The proposed national IPR policy also has some disadvantages like the following.
- The Doha Declaration on World Trade Organization (WTO) TRIPS (Trade-Related IPR Agreement) and Public Health is a commitment made by India, according to the IPR Policy. However, there was some concern that the inclusion of the Doha Declaration and flexibility would lead to attempts to undermine TRIPS in order to benefit pharmaceutical firms.
- In the absence of financing and programmes to enable universal access to healthcare, any change in the legal system would be detrimental to both the generic industry and the Indian populace.
- Traditional knowledge and the informal creativity/innovations based on it are not addressed in the policy.
- Absence of proof supporting the value of current trade secret and utility model legislation in fostering unofficial innovation.
- Even while it claimed that the primary responsibility for securing IP rights was on the IP owner, it envisions significant government investment in protecting and promoting foreign IP in India.
- Furthermore, the mention of State laws in the context of copyright protection demonstrated how the policy was biased in favour of IP owners rather than society.

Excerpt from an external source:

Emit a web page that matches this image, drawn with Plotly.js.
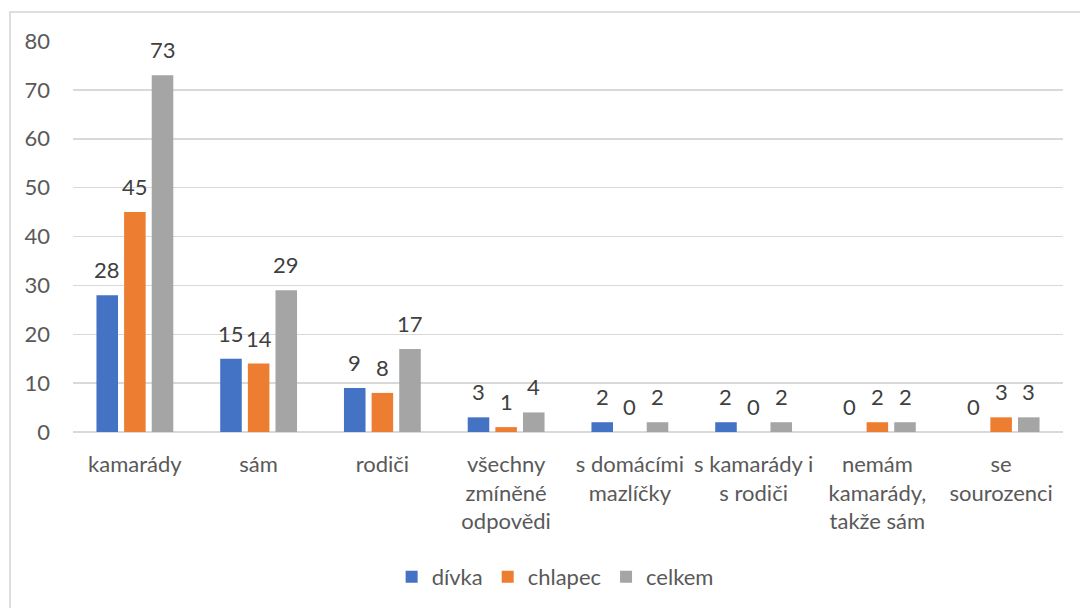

- Few experts believe that the National IPR strategy is insufficient for promoting innovation since it lacks specificity.
- It presupposes that greater IP leads to greater innovation. It fails to comprehend that IP is merely a means to an end and not an end in and of itself.
- The policy urges that all knowledge be turned into IP.
- Corporates have also acknowledged that certain technical industries, where a free flow of open knowledge is more appropriate, do not work well with IP.
- Experts are also dubious about the policy’s application to the rural informal economy.
- Because rural economies and creativity are not well understood. In rural places, adopting a formal IP policy may cause more harm than good.
- Lastly, making violations of the Indian Cinematograph Act illegal is excessively harsh and unjust. IP wrongs are essentially civil wrongs, so they shouldn’t be made illegal.
Major outcomes of the new National IPR policy
The following are the major outcomes of the new IPR policy.
- India’s position in the WIPO-issued Global Innovation Index (GII) rose from 81st in 2015 to 48th in 2020.
- Compared to the same period in 2017–18, patent filings climbed by about 7% in the first eight months of 2018–19. Over this time, there has been an almost 28% increase in trademark filings.
- Enhancing institutional mechanisms for promoting and protecting IP
- The government’s increase in technical manpower has led to a significant decrease in the amount of time that IP Applications are pending.
- Another innovation is the automatic issuance of the electronically created patent and trademark certificates.
- Processes have been streamlined and made more user-friendly in accordance with the IP Process Re-engineering Patent Rules, 2003. Trademarks Rules have been updated and announced in 2017.
- IPR Awareness-Building IPR Awareness seminars have been carried out for businesses, law enforcement, the judicial system, and even rural schools using satellite communication.
- Centers for Technology and Innovation Support (TISCs) have been set up in numerous universities across various states in conjunction with WIPO.
The IPRs policy would go a long way toward encouraging the Indian sector to develop as well as to preserve and enforce their innovations, but other areas still need more examination, such as the idea of information sharing and knowledge access.
The expansion of the innovation ecosystem with improved IPR protection is necessary for the success of India’s flagship initiatives, Make in India and Startup India. The expansion of the protection to include items that are in the public domain is also causing some worry. More foreign investment in the nation could be attracted with better policy enforcement.
It appears that the policy’s approach to copyrights and trademarks is designed to meet the interests of foreign businesses. They will be more motivated if rights are granted more quickly and are strictly enforced. The policy’s approach to digital piracy, which suggests harsher measures for addressing the problem, is one of its main features.